Ausstellungskuratorin Bassma El Adisey (links) und Kunsthaus-Direktorin Katharina Ammann
Legende: Ausstellungskuratorin Bassma El Adisey (links) und Kunsthaus-Direktorin Katharina Ammann führen durch die Ausstellung. SRF/Stefan Ulrich

Man habe dieses Thema im Aargauer Kunsthaus gewählt, weil es aktuell sei, sagt Ausstellungskuratorin Bassma El Adisey. «Wir sind der Meinung, dass Kunst auch ein Ort ist, an dem wir solche Themen miteinander besprechen können.» Künstlerinnen und Künstler hätten die Freiheit, Themen wie die Neutralität kritisch zu betrachten und so neue Perspektiven zu eröffnen.

14 verschiedene Ansätze

In der Ausstellung beleuchten 14 Kunstschaffende mit ihren Arbeiten den politischen und völkerrechtlichen Grundsatz der Neutralität. Die Ausstellung zeigt: Das Verständnis des Begriffs ist sehr unterschiedlich.

Viele Friedens-Flaggen
Legende: Bei der Installation von Markus und Reto Huber (huber.huber) sieht man viele Flaggen zvg /David Aebi

Der Schweizer Künstler Felix Stöckle versucht es zum Beispiel mit Ironie. Er kombiniert bunte Bilder, die Motive der Tourismuswerbung aufgreifen, mit Militärwaffen, in die ein freundliches «Grüezi!» eingraviert ist. Anders ist der Zugang bei Guerreiro do Divino Amor, der 2024 den Schweizer Pavillon an der Biennale Venedig bespielen durfte. Er zeigt eine Reihe animierter Leuchtkästen, in denen die Schweiz als Land erscheint, in dem Geld und Fonduekäse fliessen. Da geht es mehr um die Schweiz allgemein als um Neutralität.

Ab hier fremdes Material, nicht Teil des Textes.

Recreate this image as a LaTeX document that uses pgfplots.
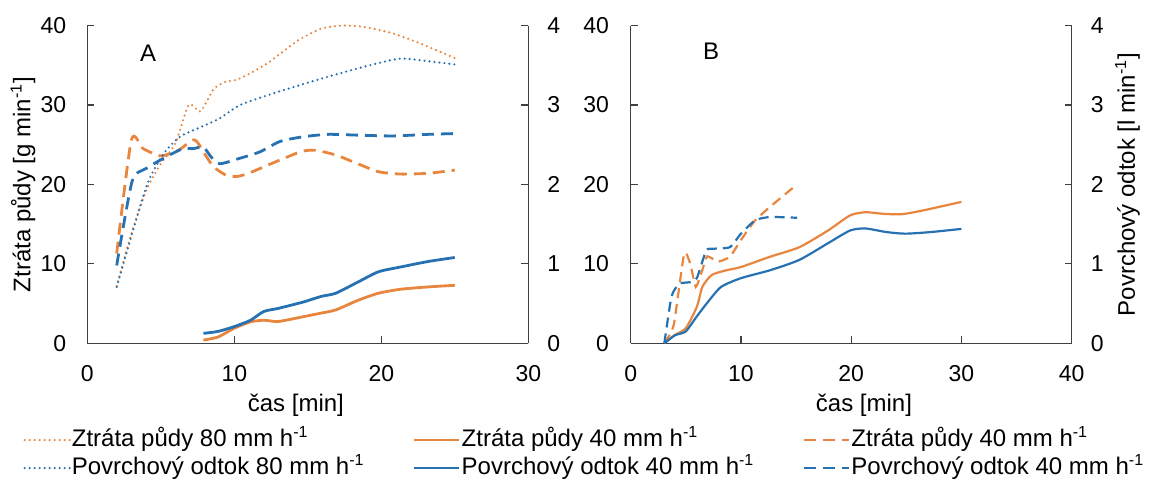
\documentclass[border=0pt]{standalone}
\usepackage{fontspec}
\setmainfont{Liberation Sans}
\usepackage{pgfplots}
\pgfplotsset{compat=1.18}
\definecolor{cor}{RGB}{232,133,62}
\definecolor{cbl}{RGB}{38,113,178}
\pgfplotsset{
  every axis/.append style={
    scale only axis, width=220.5pt, height=158.9pt,
    anchor=south west,
    axis line style={black!75, line width=0.6pt},
    tick style={black!75, line width=0.6pt},
    tick align=inside, major tick length=3.5pt,
    /pgf/number format/assume math mode=true,
    ticklabel style={font=\fontsize{11.5}{13}\selectfont},
    label style={font=\fontsize{12}{14}\selectfont},
    ymin=0,
  },
  sdot/.style={line width=1.2pt, line cap=round, dash pattern=on 0pt off 2.5pt},
  sdashA/.style={line width=1.4pt, dash pattern=on 6pt off 3.5pt},
  sdashB/.style={line width=1.1pt, dash pattern=on 5pt off 3pt},
  ssolA/.style={line width=1.4pt},
  ssolB/.style={line width=1.1pt},
}
\begin{document}
\begin{tikzpicture}
\useasboundingbox (0pt,0pt) rectangle (576pt,242pt);
% ---------------- Panel A, left axis ----------------
\begin{axis}[
  at={(43.65pt,70.35pt)},
  xmin=0, xmax=30, ymax=40,
  xtick={0,10,20,30}, ytick={0,10,20,30,40},
  axis x line*=bottom, axis y line*=left,
  clip=false,
  xticklabel style={yshift=-7.3pt},
  yticklabel style={xshift=-7pt},
  ylabel={Ztráta půdy [g min\textsuperscript{-1}]},
  ylabel style={at={(axis description cs:-0.146,0.5)}, anchor=center},
  xlabel={čas [min]},
  xlabel style={at={(axis description cs:0.473,-0.194)}, anchor=center},
  legend columns=3,
  legend style={at={(axis description cs:-0.1447,-0.2605)}, anchor=north west,
    draw=none, fill=none, inner sep=0pt, outer sep=0pt, row sep=0pt, column sep=0pt,
    nodes={inner xsep=0.5pt, inner ysep=0.75pt, text height=9.5pt, text depth=3pt,
      font=\fontsize{12}{14}\selectfont},
    cells={anchor=west}},
  legend image code/.code={\draw[#1] (0pt,0pt) -- (22.5pt,0pt);},
]
\addlegendimage{cor, sdot}
\addlegendentry{\makebox[170pt][l]{Ztráta půdy 80 mm h\textsuperscript{-1}}}
\addlegendimage{cor, ssolA}
\addlegendentry{\makebox[170pt][l]{Ztráta půdy 40 mm h\textsuperscript{-1}}}
\addlegendimage{cor, sdashA}
\addlegendentry{Ztráta půdy 40 mm h\textsuperscript{-1}}
\addlegendimage{cbl, sdot}
\addlegendentry{\makebox[170pt][l]{Povrchový odtok 80 mm h\textsuperscript{-1}}}
\addlegendimage{cbl, ssolA}
\addlegendentry{\makebox[170pt][l]{Povrchový odtok 40 mm h\textsuperscript{-1}}}
\addlegendimage{cbl, sdashA}
\addlegendentry{Povrchový odtok 40 mm h\textsuperscript{-1}}
% orange dotted: soil loss 80
\addplot[forget plot, cor, sdot, smooth, tension=0.4] coordinates {
(2,7.2)(3,13.8)(4,19.2)(5,22.6)(6,25.2)(6.9,30)(7.7,29.2)(8.6,32)(9.4,32.9)(10.2,33.2)
(11.2,34.1)(12.3,35.3)(13.3,36.7)(14.4,38.2)(15.9,39.6)(17.4,40)(18.9,39.8)(20.8,39)(22.7,37.7)(25,35.9)};
% orange dashed: soil loss 40 (second)
\addplot[forget plot, cor, sdashA, smooth, tension=0.4] coordinates {
(2,11.3)(3,25.6)(3.8,24.5)(5,23.6)(6.2,24.3)(7.3,25.6)(8.1,23.5)(8.6,22.2)(9.4,21.2)(10.2,21)
(11.1,21.5)(12.5,22.6)(14.5,24.1)(15.5,24.3)(16.9,23.7)(18.4,22.6)(19.8,21.6)(21.3,21.3)(23.2,21.4)(25,21.8)};
% orange solid: soil loss 40
\addplot[forget plot, cor, ssolA, smooth, tension=0.4] coordinates {
(7.9,0.4)(8.9,0.8)(10,1.9)(11.1,2.7)(12,2.9)(13,2.75)(14.7,3.35)(15.9,3.8)(16.9,4.2)
(18.4,5.4)(19.8,6.3)(21.3,6.8)(23.2,7.1)(25,7.3)};
\node[font=\fontsize{12}{14}\selectfont] at (axis cs:4.13,36.5) {A};
\end{axis}
% ---------------- Panel A, right axis ----------------
\begin{axis}[
  at={(43.65pt,70.35pt)},
  xmin=0, xmax=30, ymax=4,
  ytick={0,1,2,3,4},
  axis x line=none, axis y line*=right,
  clip=false,
  yticklabel style={xshift=6pt},
]
\addplot[forget plot, cbl, sdot, smooth, tension=0.4] coordinates {
(2,0.71)(3,1.35)(3.8,1.85)(4.3,2.1)(5.2,2.39)(6.3,2.6)(7.7,2.72)(9,2.83)(10.4,3.0)
(12.9,3.16)(15.9,3.33)(18.4,3.46)(20.8,3.57)(21.8,3.58)(25,3.51)};
\addplot[forget plot, cbl, sdashA, smooth, tension=0.4] coordinates {
(2,0.98)(3.05,2.04)(4,2.2)(5.4,2.35)(6.5,2.45)(7.2,2.45)(7.9,2.47)(8.4,2.35)(9,2.26)
(10.4,2.33)(11.75,2.41)(13.1,2.54)(14.7,2.6)(16.4,2.63)(18.4,2.62)(20.8,2.61)(23.2,2.63)(25,2.64)};
\addplot[forget plot, cbl, ssolA, smooth, tension=0.4] coordinates {
(7.9,0.125)(8.9,0.15)(10,0.21)(11.1,0.29)(12,0.4)(13,0.44)(14.7,0.52)(15.9,0.59)(16.9,0.63)
(18.4,0.77)(19.8,0.9)(21.3,0.96)(23.2,1.03)(25,1.08)};
\end{axis}
% ---------------- Panel B, left axis ----------------
\begin{axis}[
  at={(315.35pt,70.35pt)},
  xmin=0, xmax=40, ymax=40,
  xtick={0,10,20,30,40}, ytick={0,10,20,30,40},
  axis x line*=bottom, axis y line*=left,
  clip=false,
  xticklabel style={yshift=-7.3pt},
  yticklabel style={xshift=-7.3pt},
  xlabel={čas [min]},
  xlabel style={at={(axis description cs:0.529,-0.194)}, anchor=center},
]
\addplot[forget plot, cor, ssolB, smooth, tension=0.4] coordinates {
(3.05,0)(4,1.05)(5,1.9)(6,4.6)(6.5,7.1)(7.35,8.6)(8.7,9.2)(10,9.6)(12.65,10.9)(15.3,12.1)
(17.9,14.2)(19.9,16.1)(21.3,16.5)(22.9,16.3)(24.6,16.25)(26.6,16.75)(30,17.8)};
\addplot[forget plot, cor, sdashB, smooth, tension=0.3] coordinates {
(3.05,0)(3.9,2.3)(4.85,11.3)(5.4,10)(5.9,7.1)(6.4,8.8)(6.9,10.9)(7.35,10.7)(8,10.3)(9,10.9)
(10,13)(11.3,15.5)(13,17.6)(15,19.9)};
\node[font=\fontsize{12}{14}\selectfont] at (axis cs:7.3,36.7) {B};
\end{axis}
% ---------------- Panel B, right axis ----------------
\begin{axis}[
  at={(315.35pt,70.35pt)},
  xmin=0, xmax=40, ymax=4,
  ytick={0,1,2,3,4},
  axis x line=none, axis y line*=right,
  clip=false,
  yticklabel style={xshift=6pt},
  ylabel={Povrchový odtok [l min\textsuperscript{-1}]},
  ylabel style={at={(axis description cs:1.1266,0.5)}, anchor=center},
]
\addplot[forget plot, cbl, ssolB, smooth, tension=0.4] coordinates {
(3.05,0)(4,0.1)(5,0.15)(6,0.34)(7,0.52)(8.2,0.71)(10,0.82)(12.65,0.92)(15.3,1.05)
(17.9,1.26)(19.9,1.42)(21.3,1.445)(23.2,1.4)(24.9,1.38)(27.2,1.4)(30,1.44)};
\addplot[forget plot, cbl, sdashB, smooth, tension=0.3] coordinates {
(3.05,0)(3.7,0.59)(4.4,0.75)(5.4,0.77)(6,0.82)(6.85,1.17)(7.5,1.19)(9,1.21)(10,1.38)
(11.3,1.55)(12.65,1.59)(15.1,1.58)};
\end{axis}
\end{tikzpicture}
\end{document}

Bei der Arbeit des Installationskünstlers Thomas Hirschhorn handelt es sich eigentlich um eine Kritik am WEF aus dem Jahre 2001: Davos als Modelleisenbahn-Landschaft. Mit kleinen Häuschen – Hirschhorn-typisch aus Karton und Klebeband. Und mit Panzern und Kampftruppen aus dem Spielwarenhandel.

Davos als Modelleisenbahnlandschaft
Legende: Bei der Arbeit von Thomas Hirschhorn gibt es unter anderem Spielzeugsoldaten und eine Modelleisenbahn. zvg/Pro Litteris, David Aebi

Es gibt auch andere thematisch starke Arbeiten wie die von Mirkan Deniz. Die Künstlerin hat sich mit der Rolle der Schweiz bei der Aufteilung Kurdistans an Türkei, Iran, Irak und Syrien beschäftigt. Im Juli 1923 wurde dieser politische Akt, der bis heute für Unruhen sorgt, an einem Tisch in Lausanne besiegelt. Der ehemalige Schweizer Bundespräsident Pascal Couchepin schenkte ausgerechnet diesen Tisch 2008 der Türkei.

«Nicht immer gelungen»

Allerdings vermag die Ausstellung im Aargauer Kunsthaus aus Sicht von SRF-Kulturredaktorin Alice Henkes nicht immer zu überzeugen. Zwar seien einige künstlerische Arbeiten sehr wohl gelungen, doch: «In der Ausstellung begegnet man manchmal einem seltsamen Nebeneinander von Leichtem und Durchdachtem, von Arbeiten mit sehr speziellem Fokus und solchen, die das Thema eher streifen.»

Einige Arbeiten hätten durchaus mehr Tiefe vertragen können, so Henkes. «Die Ausstellung hat sich viel vorgenommen. Etwas zu viel.»